● THE PROBLEM
Copy out the material below in full, but not its images.

* * * *

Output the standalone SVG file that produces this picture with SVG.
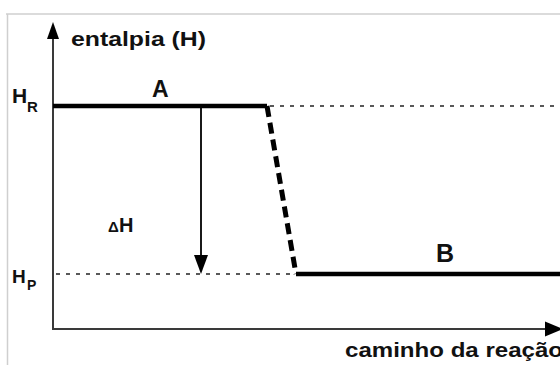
<svg xmlns="http://www.w3.org/2000/svg" width="560" height="365" viewBox="0 0 560 365">
  <style>
    .lbl { font-family: "Liberation Sans", Arial, sans-serif; font-weight: bold; fill: #111; }
    .axis { stroke: #3a3a3a; stroke-width: 2; fill: none; }
    .level { stroke: #000; stroke-width: 4.5; fill: none; }
    .dot { stroke: #222; stroke-width: 1.6; stroke-dasharray: 4 6; fill: none; }
    .frame { stroke: #cfcfcf; stroke-width: 1.5; fill: none; }
  </style>
  <rect width="560" height="365" fill="#fff"/>
  <!-- frame -->
  <path class="frame" d="M6,14 H560 M7.5,14 V365"/>

  <!-- axes -->
  <g id="axes">
    <path class="axis" d="M53,34 V329 H548"/>
    <path d="M53,22 L59,39 L47,39 Z" fill="#000"/>
    <path d="M563,329 L545,321.5 L545,336.5 Z" fill="#000"/>
  </g>

  <!-- levels -->
  <g id="reactants">
    <path class="level" d="M53,106 H267"/>
    <text class="lbl" x="152" y="97" font-size="23">A</text>
  </g>
  <g id="products">
    <path class="level" d="M296,274 H560"/>
    <text class="lbl" x="436" y="262" font-size="25">B</text>
  </g>

  <g id="connectors">
    <path class="dot" d="M270,106 H560"/>
    <path class="dot" d="M56,274 H294"/>
    <path d="M267,106 L296,274" stroke="#000" stroke-width="5" stroke-dasharray="11 6" fill="none"/>
    <path d="M201,107 V257" stroke="#000" stroke-width="1.8" fill="none"/>
    <path d="M201,274 L194,255 L208,255 Z" fill="#000"/>
  </g>

  <!-- labels -->
  <g id="labels">
    <text class="lbl" x="71" y="46" font-size="21" textLength="135" lengthAdjust="spacingAndGlyphs">entalpia (H)</text>
    <text class="lbl" x="12" y="103" font-size="21">H</text>
    <text class="lbl" x="27" y="112" font-size="15">R</text>
    <text class="lbl" x="12" y="283" font-size="19">H</text>
    <text class="lbl" x="27" y="290" font-size="14">P</text>
    <text class="lbl" x="108" y="232" font-size="15" font-weight="normal">Δ</text>
    <text class="lbl" x="119" y="232" font-size="20">H</text>
    <text class="lbl" x="345" y="357" font-size="21" textLength="218" lengthAdjust="spacingAndGlyphs">caminho da reação</text>
  </g>
</svg>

* * * *

● COMPLETED EXERCISE
Output the standalone SVG file that produces this picture with SVG.
<svg xmlns="http://www.w3.org/2000/svg" width="560" height="365" viewBox="0 0 560 365">
  <style>
    .lbl { font-family: "Liberation Sans", Arial, sans-serif; font-weight: bold; fill: #111; }
    .axis { stroke: #3a3a3a; stroke-width: 2; fill: none; }
    .level { stroke: #000; stroke-width: 4.5; fill: none; }
    .dot { stroke: #222; stroke-width: 1.6; stroke-dasharray: 4 6; fill: none; }
    .frame { stroke: #cfcfcf; stroke-width: 1.5; fill: none; }
  </style>
  <rect width="560" height="365" fill="#fff"/>
  <!-- frame -->
  <path class="frame" d="M6,14 H560 M7.5,14 V365"/>

  <!-- axes -->
  <g id="axes">
    <path class="axis" d="M53,34 V329 H548"/>
    <path d="M53,22 L59,39 L47,39 Z" fill="#000"/>
    <path d="M563,329 L545,321.5 L545,336.5 Z" fill="#000"/>
  </g>

  <!-- levels -->
  <g id="reactants">
    <path class="level" d="M53,106 H267"/>
    <text class="lbl" x="152" y="97" font-size="23">A</text>
  </g>
  <g id="products">
    <path class="level" d="M296,274 H560"/>
    <text class="lbl" x="436" y="262" font-size="25">B</text>
  </g>

  <g id="connectors">
    <path class="dot" d="M270,106 H560"/>
    <path class="dot" d="M56,274 H294"/>
    <path d="M267,106 L296,274" stroke="#000" stroke-width="5" stroke-dasharray="11 6" fill="none"/>
    <path d="M201,107 V257" stroke="#000" stroke-width="1.8" fill="none"/>
    <path d="M201,274 L194,255 L208,255 Z" fill="#000"/>
  </g>

  <!-- labels -->
  <g id="labels">
    <text class="lbl" x="71" y="46" font-size="21" textLength="135" lengthAdjust="spacingAndGlyphs">entalpia (H)</text>
    <text class="lbl" x="12" y="103" font-size="21">H</text>
    <text class="lbl" x="27" y="112" font-size="15">R</text>
    <text class="lbl" x="12" y="283" font-size="19">H</text>
    <text class="lbl" x="27" y="290" font-size="14">P</text>
    <text class="lbl" x="108" y="232" font-size="15" font-weight="normal">Δ</text>
    <text class="lbl" x="119" y="232" font-size="20">H</text>
    <text class="lbl" x="345" y="357" font-size="21" textLength="218" lengthAdjust="spacingAndGlyphs">caminho da reação</text>
  </g>
</svg>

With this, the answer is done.